▸ GIVEN TASK:
Only the pictures are omitted; repeat all other data exactly.
===============
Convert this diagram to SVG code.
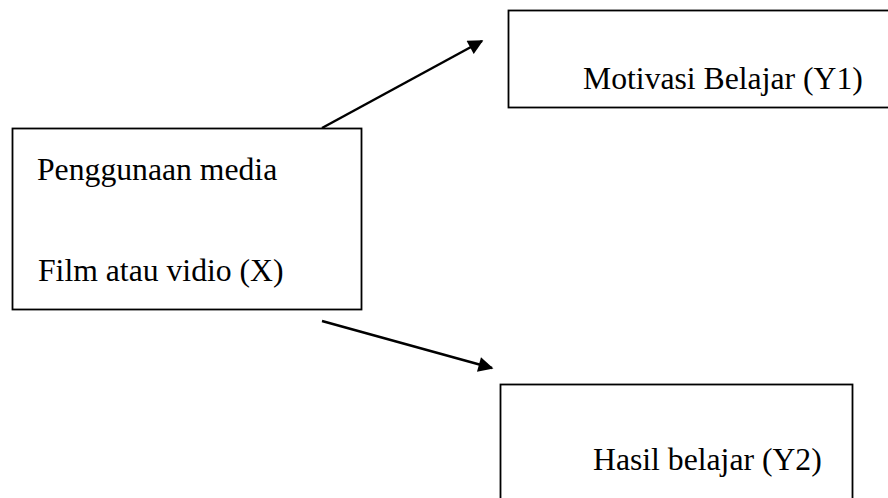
<svg xmlns="http://www.w3.org/2000/svg" width="888" height="498" viewBox="0 0 888 498">
<style>
.box{fill:#fff;stroke:#000;stroke-width:1.8}
.t{font-family:"Liberation Serif","Times New Roman",serif;font-size:31.7px;fill:#000}
.c{stroke:#000;stroke-width:2.5;fill:none}
</style>
<defs>
<marker id="ah" viewBox="0 0 10 10" refX="9" refY="5" markerWidth="7" markerHeight="6" markerUnits="strokeWidth" orient="auto">
<path d="M0,0 L10,5 L0,10 z" fill="#000"/>
</marker>
</defs>
<rect width="888" height="498" fill="#fff"/>
<g id="nodeX">
<rect class="box" x="12.5" y="128.5" width="349" height="181"/>
<text class="t" x="37" y="180">Penggunaan media</text>
<text class="t" x="38" y="281">Film atau vidio (X)</text>
</g>
<g id="nodeY1">
<rect class="box" x="508.5" y="10.5" width="390" height="97"/>
<text class="t" x="583" y="89">Motivasi Belajar (Y1)</text>
</g>
<g id="nodeY2">
<rect class="box" x="500.5" y="384.5" width="352" height="130"/>
<text class="t" x="593" y="470">Hasil belajar (Y2)</text>
</g>
<g id="connectors">
<line class="c" x1="322" y1="128" x2="482" y2="41" marker-end="url(#ah)"/>
<line class="c" x1="322" y1="321" x2="492" y2="368" marker-end="url(#ah)"/>
</g>
</svg>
===============
▸ RESULT:
Convert this diagram to SVG code.
<svg xmlns="http://www.w3.org/2000/svg" width="888" height="498" viewBox="0 0 888 498">
<style>
.box{fill:#fff;stroke:#000;stroke-width:1.8}
.t{font-family:"Liberation Serif","Times New Roman",serif;font-size:31.7px;fill:#000}
.c{stroke:#000;stroke-width:2.5;fill:none}
</style>
<defs>
<marker id="ah" viewBox="0 0 10 10" refX="9" refY="5" markerWidth="7" markerHeight="6" markerUnits="strokeWidth" orient="auto">
<path d="M0,0 L10,5 L0,10 z" fill="#000"/>
</marker>
</defs>
<rect width="888" height="498" fill="#fff"/>
<g id="nodeX">
<rect class="box" x="12.5" y="128.5" width="349" height="181"/>
<text class="t" x="37" y="180">Penggunaan media</text>
<text class="t" x="38" y="281">Film atau vidio (X)</text>
</g>
<g id="nodeY1">
<rect class="box" x="508.5" y="10.5" width="390" height="97"/>
<text class="t" x="583" y="89">Motivasi Belajar (Y1)</text>
</g>
<g id="nodeY2">
<rect class="box" x="500.5" y="384.5" width="352" height="130"/>
<text class="t" x="593" y="470">Hasil belajar (Y2)</text>
</g>
<g id="connectors">
<line class="c" x1="322" y1="128" x2="482" y2="41" marker-end="url(#ah)"/>
<line class="c" x1="322" y1="321" x2="492" y2="368" marker-end="url(#ah)"/>
</g>
</svg>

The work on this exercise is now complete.